The 48-year-old Kuwaiti imam was tasked with creating recruitment videos for al Qaeda, warning in one that "the storm of planes" would not stop.
US District Judge Lewis Kaplan said in court on Tuesday that he saw "no remorse whatsoever" from Abu Ghaith.
"You continue to threaten," the judge said.
"You sir, in my assessment, still want to do everything you can to carry out al Qaeda's agenda of killing Americans."
Abu Ghaith testified just blocks from Ground Zero that he was not a recruiter and that his role was strictly religious.
At his sentencing, he said through an interpreter that he "would not come here today and seek mercy from anyone but God".
"They will join the ranks of the free men soon and very soon the world will see the end of these theatre plays."
Abu Ghaith's attorneys sought a 15-year sentence, saying that his actions amounted to "offensive" speech - "not unlike an outrageous daytime shock-radio host".
Prosecutors called him "a terrorist who sat alongside bin Laden on the morning of September 12, 2001, celebrating the murder of nearly 3,000 innocent men, women and children".

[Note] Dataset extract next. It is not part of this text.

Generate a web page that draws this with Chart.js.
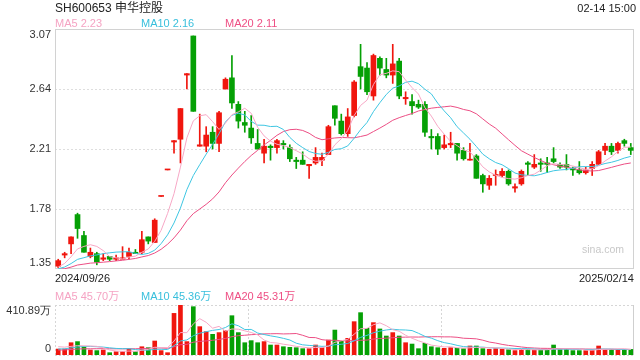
<!DOCTYPE html>
<html>
<head>
<meta charset="utf-8">
<script src="https://cdn.jsdelivr.net/npm/chart.js@4.4.1/dist/chart.umd.min.js"></script>
<style>
  body { margin: 0; width: 640px; height: 360px; background: #fff; position: relative; overflow: hidden;
         font-family: "Liberation Sans", Arial, "Noto Sans CJK SC", sans-serif; }
  canvas { position: absolute; left: 0; top: 0; }
  .t { position: absolute; white-space: nowrap; font-size: 11px; line-height: 12px; }
</style>
</head>
<body>
<canvas id="kline" width="640" height="360"></canvas>
<canvas id="vol" width="640" height="360"></canvas>

<div class="t" style="left:55px;top:1px;font-size:12px;line-height:14px;color:#222">SH600653 申华控股</div>
<div class="t" style="right:4px;top:2px;color:#222">02-14 15:00</div>
<div class="t" style="left:55px;top:17px;color:#f5a3c3">MA5 2.23</div>
<div class="t" style="left:141px;top:17px;color:#38bfdc">MA10 2.16</div>
<div class="t" style="left:225px;top:17px;color:#ee4f84">MA20 2.11</div>
<div class="t" id="dFirst" style="left:55px;top:272px;color:#222"></div>
<div class="t" id="dLast" style="right:6px;top:272px;color:#222"></div>
<div class="t" style="left:55px;top:290px;color:#f5a3c3">MA5 45.70万</div>
<div class="t" style="left:141px;top:290px;color:#38bfdc">MA10 45.36万</div>
<div class="t" style="left:225px;top:290px;color:#ee4f84">MA20 45.31万</div>
<div class="t" style="left:582px;top:243px;font-size:10.5px;color:#c8c8c8">sina.com</div>

<script>
const dates = [
  "2024/09/26","2024/09/27","2024/09/30",
  "2024/10/08","2024/10/09","2024/10/10","2024/10/11","2024/10/14","2024/10/15","2024/10/16","2024/10/17","2024/10/18",
  "2024/10/21","2024/10/22","2024/10/23","2024/10/24","2024/10/25","2024/10/28","2024/10/29","2024/10/30","2024/10/31",
  "2024/11/01","2024/11/04","2024/11/05","2024/11/06","2024/11/07","2024/11/08","2024/11/11","2024/11/12","2024/11/13",
  "2024/11/14","2024/11/15","2024/11/18","2024/11/19","2024/11/20","2024/11/21","2024/11/22","2024/11/25","2024/11/26",
  "2024/11/27","2024/11/28","2024/11/29",
  "2024/12/02","2024/12/03","2024/12/04","2024/12/05","2024/12/06","2024/12/09","2024/12/10","2024/12/11","2024/12/12",
  "2024/12/13","2024/12/16","2024/12/17","2024/12/18","2024/12/19","2024/12/20","2024/12/23","2024/12/24","2024/12/25",
  "2024/12/26","2024/12/27","2024/12/30","2024/12/31",
  "2025/01/02","2025/01/03","2025/01/06","2025/01/07","2025/01/08","2025/01/09","2025/01/10","2025/01/13","2025/01/14",
  "2025/01/15","2025/01/16","2025/01/17","2025/01/20","2025/01/21","2025/01/22","2025/01/23","2025/01/24","2025/01/27",
  "2025/02/05","2025/02/06","2025/02/07","2025/02/10","2025/02/11","2025/02/12","2025/02/13","2025/02/14"
];

const opens = [
  1.37,1.45,1.53,1.74,1.59,1.44,1.46,1.42,1.44,1.42, 1.42,1.44,1.47,1.47,1.58,1.54,1.87,2.06,2.26,2.28,
  2.74,3.02,2.23,2.23,2.33,2.25,2.64,2.72,2.53,2.40, 2.36,2.25,2.18,2.23,2.22,2.25,2.22,2.13,2.13,2.09,
  2.11,2.13,2.17,2.52,2.41,2.32,2.45,2.80,2.79,2.59, 2.86,2.78,2.74,2.84,2.57,2.55,2.53,2.53,2.30,2.30,
  2.22,2.24,2.25,2.20,2.13,2.16,2.02,1.95,2.02,2.02, 2.05,1.93,1.96,2.11,2.08,2.11,2.11,2.14,2.10,2.10,
  2.07,2.06,2.04,2.07,2.10,2.20,2.23,2.20,2.27,2.22
];
const highs = [
  1.42,1.47,1.58,1.75,1.62,1.50,1.47,1.46,1.44,1.45, 1.51,1.50,1.49,1.62,1.58,1.71,1.87,2.06,2.27,2.50,
  2.75,3.02,2.46,2.37,2.37,2.48,2.72,2.88,2.55,2.48, 2.45,2.35,2.28,2.24,2.28,2.27,2.24,2.15,2.19,2.10,
  2.22,2.18,2.38,2.52,2.46,2.50,2.70,2.96,2.83,2.89, 2.87,2.86,2.96,2.86,2.62,2.60,2.56,2.55,2.35,2.32,
  2.31,2.33,2.25,2.22,2.25,2.17,2.03,2.02,2.06,2.07, 2.06,1.96,2.06,2.12,2.17,2.14,2.15,2.22,2.11,2.17,
  2.08,2.12,2.08,2.12,2.20,2.25,2.25,2.26,2.28,2.25
];
const lows = [
  1.36,1.43,1.46,1.57,1.47,1.43,1.38,1.41,1.41,1.41, 1.42,1.42,1.46,1.46,1.53,1.54,1.87,2.06,2.18,2.11,
  2.64,2.48,2.23,2.19,2.21,2.19,2.64,2.50,2.36,2.33, 2.25,2.21,2.11,2.13,2.18,2.21,2.12,2.07,2.10,2.00,
  2.10,2.09,2.17,2.38,2.31,2.30,2.44,2.64,2.60,2.56, 2.74,2.72,2.68,2.57,2.53,2.46,2.50,2.30,2.21,2.17,
  2.21,2.22,2.13,2.13,2.13,2.00,1.90,1.92,1.95,2.01, 1.95,1.90,1.95,2.02,2.07,2.05,2.04,2.11,2.07,2.06,
  2.02,2.03,2.03,2.02,2.10,2.17,2.17,2.18,2.23,2.17
];
const closes = [
  1.41,1.46,1.58,1.64,1.47,1.47,1.40,1.43,1.42,1.43, 1.43,1.47,1.46,1.56,1.55,1.70,1.87,2.06,2.27,2.50,
  2.75,2.48,2.24,2.31,2.25,2.47,2.71,2.54,2.41,2.38, 2.29,2.21,2.23,2.22,2.27,2.24,2.14,2.12,2.10,2.10,
  2.15,2.15,2.37,2.43,2.32,2.44,2.69,2.73,2.62,2.88, 2.79,2.74,2.82,2.59,2.58,2.52,2.51,2.33,2.29,2.21,
  2.24,2.25,2.18,2.14,2.13,2.00,1.96,2.00,2.02,2.05, 1.96,1.94,2.05,2.10,2.10,2.10,2.10,2.12,2.08,2.08,
  2.06,2.04,2.06,2.10,2.19,2.23,2.19,2.25,2.25,2.20
];
// closes before the first visible day, estimated from where the MA lines start
const priorCloses = [1.34,1.35,1.34,1.34,1.33,1.34,1.35,1.34,1.33,1.34,1.34,1.33,1.34,1.35,1.34,1.33,1.34,1.36,1.38];

// volume in 万 shares
const volumes = [
  49,49,101,110,68,41,36,41,19,27, 27,49,27,68,60,115,36,19,342,410.89,
  110,397,233,192,170,184,200,323,184,101, 118,101,110,82,82,68,63,60,52,52,
  82,60,123,205,115,137,274,348,219,266, 214,156,184,156,101,90,52,96,68,60,
  55,60,55,52,74,74,52,47,52,47, 44,36,47,47,41,41,41,82,47,47,
  36,36,36,41,74,47,45,46,44,46
];
const priorVolumes = [30,32,35,33,31,30,34,36,33,32,30,28,31,29,32,65,70,80,76];

const priceTicks = [3.07, 2.64, 2.21, 1.78, 1.35];
const volTickLabels = ["410.89万", "0"];
const volMax = 410.89;
const volGridIdx = [30, 60];

const RED = "#f0160e";
const GREEN = "#05a005";
const MA5_COLOR = "#f7a8c6";
const MA10_COLOR = "#3fc6e2";
const MA20_COLOR = "#ec4e84";
const LABEL_FONT = '11px "Liberation Sans", Arial, sans-serif';

function movingAvg(prior, values, n) {
  const all = prior.concat(values);
  return values.map((_, i) => {
    const j = i + prior.length;
    let s = 0;
    for (let k = j - n + 1; k <= j; k++) s += all[k];
    return s / n;
  });
}

const colors = closes.map((c, i) => (c >= opens[i] ? RED : GREEN));

document.getElementById("dFirst").textContent = dates[0];
document.getElementById("dLast").textContent = dates[dates.length - 1];

function maLine(label, data, color) {
  return { type: "line", label, data, borderColor: color, borderWidth: 1, pointRadius: 0, tension: 0, order: 0 };
}

const kFrame = {
  id: "kFrame",
  beforeDatasetsDraw(chart) {
    const { ctx, chartArea: a, scales: { y } } = chart;
    ctx.save();
    ctx.strokeStyle = "#dedede";
    ctx.lineWidth = 1;
    ctx.setLineDash([2, 2]);
    priceTicks.slice(1, -1).forEach(v => {
      const py = Math.round(y.getPixelForValue(v)) + 0.5;
      ctx.beginPath(); ctx.moveTo(a.left, py); ctx.lineTo(a.right, py); ctx.stroke();
    });
    ctx.setLineDash([]);
    ctx.strokeStyle = "#d2d2d2";
    ctx.strokeRect(a.left + 0.5, a.top + 0.5, a.right - a.left - 1, a.bottom - a.top - 1);
    ctx.fillStyle = "#333";
    ctx.font = LABEL_FONT;
    ctx.textAlign = "right";
    ctx.textBaseline = "middle";
    priceTicks.forEach((v, i) => {
      let py = y.getPixelForValue(v);
      if (i === 0) py += 6;
      if (i === priceTicks.length - 1) py -= 6;
      ctx.fillText(v.toFixed(2), a.left - 4, py);
    });
    ctx.restore();
  }
};

new Chart(document.getElementById("kline"), {
  type: "bar",
  data: {
    labels: dates,
    datasets: [
      maLine("MA5", movingAvg(priorCloses, closes, 5), MA5_COLOR),
      maLine("MA10", movingAvg(priorCloses, closes, 10), MA10_COLOR),
      maLine("MA20", movingAvg(priorCloses, closes, 20), MA20_COLOR),
      {
        label: "body",
        data: opens.map((o, i) => [o, closes[i]]),
        backgroundColor: colors,
        barThickness: 5,
        minBarLength: 1,
        grouped: false,
        order: 1
      },
      {
        label: "wick",
        data: lows.map((l, i) => [l, highs[i]]),
        backgroundColor: colors,
        barThickness: 1,
        grouped: false,
        order: 2
      }
    ]
  },
  options: {
    responsive: false,
    animation: false,
    layout: { padding: { left: 55, right: 6, top: 29, bottom: 91 } },
    plugins: { legend: { display: false }, tooltip: { enabled: false } },
    scales: {
      x: { display: false },
      y: { display: false, min: priceTicks[priceTicks.length - 1], max: priceTicks[0] }
    }
  },
  plugins: [kFrame]
});

const vFrame = {
  id: "vFrame",
  beforeDatasetsDraw(chart) {
    const { ctx, chartArea: a, scales: { x, y } } = chart;
    ctx.save();
    ctx.strokeStyle = "#d6d6d6";
    ctx.lineWidth = 1;
    ctx.setLineDash([2, 2]);
    const line = (x1, y1, x2, y2) => { ctx.beginPath(); ctx.moveTo(x1, y1); ctx.lineTo(x2, y2); ctx.stroke(); };
    const top = Math.round(y.getPixelForValue(volMax)) + 0.5;
    const bot = Math.round(y.getPixelForValue(0)) + 0.5;
    line(a.left, top, a.right, top);
    line(a.left, bot, a.right, bot);
    line(a.left + 0.5, a.top, a.left + 0.5, a.bottom);
    volGridIdx.forEach(i => {
      const px = Math.round((x.getPixelForValue(i - 1) + x.getPixelForValue(i)) / 2) + 0.5;
      line(px, a.top, px, a.bottom);
    });
    ctx.setLineDash([]);
    ctx.strokeStyle = "#cfcfcf";
    line(a.right - 0.5, a.top, a.right - 0.5, a.bottom);
    ctx.fillStyle = "#333";
    ctx.font = LABEL_FONT;
    ctx.textAlign = "right";
    ctx.textBaseline = "middle";
    ctx.fillText(volTickLabels[0], a.left - 4, y.getPixelForValue(volMax) + 6);
    ctx.fillText(volTickLabels[1], a.left - 4, y.getPixelForValue(0) - 6);
    ctx.restore();
  }
};

new Chart(document.getElementById("vol"), {
  type: "bar",
  data: {
    labels: dates,
    datasets: [
      maLine("MA5", movingAvg(priorVolumes, volumes, 5), MA5_COLOR),
      maLine("MA10", movingAvg(priorVolumes, volumes, 10), MA10_COLOR),
      maLine("MA20", movingAvg(priorVolumes, volumes, 20), MA20_COLOR),
      {
        label: "volume",
        data: volumes,
        backgroundColor: colors,
        barThickness: 4,
        order: 1
      }
    ]
  },
  options: {
    responsive: false,
    animation: false,
    layout: { padding: { left: 55, right: 6, top: 305, bottom: 5 } },
    plugins: { legend: { display: false }, tooltip: { enabled: false } },
    scales: {
      x: { display: false },
      y: { display: false, min: 0, max: volMax }
    }
  },
  plugins: [vFrame]
});
</script>
</body>
</html>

Abu Ghaith is the most senior al Qaeda figure to go on trial in the US.
Khalid Sheikh Mohammed, the alleged mastermind of 9/11, was denied the right to testify on Abu Ghaith's behalf.
In a statement written at the request of Abu Ghaith's lawyers, Mohammed wrote that bin Laden's son-in-law did not play any military role in al Qaeda.
He said bin Laden put Abu Ghaith in charge for a time of al Qaeda's media operations, where workers did not know about specific terrorist plots.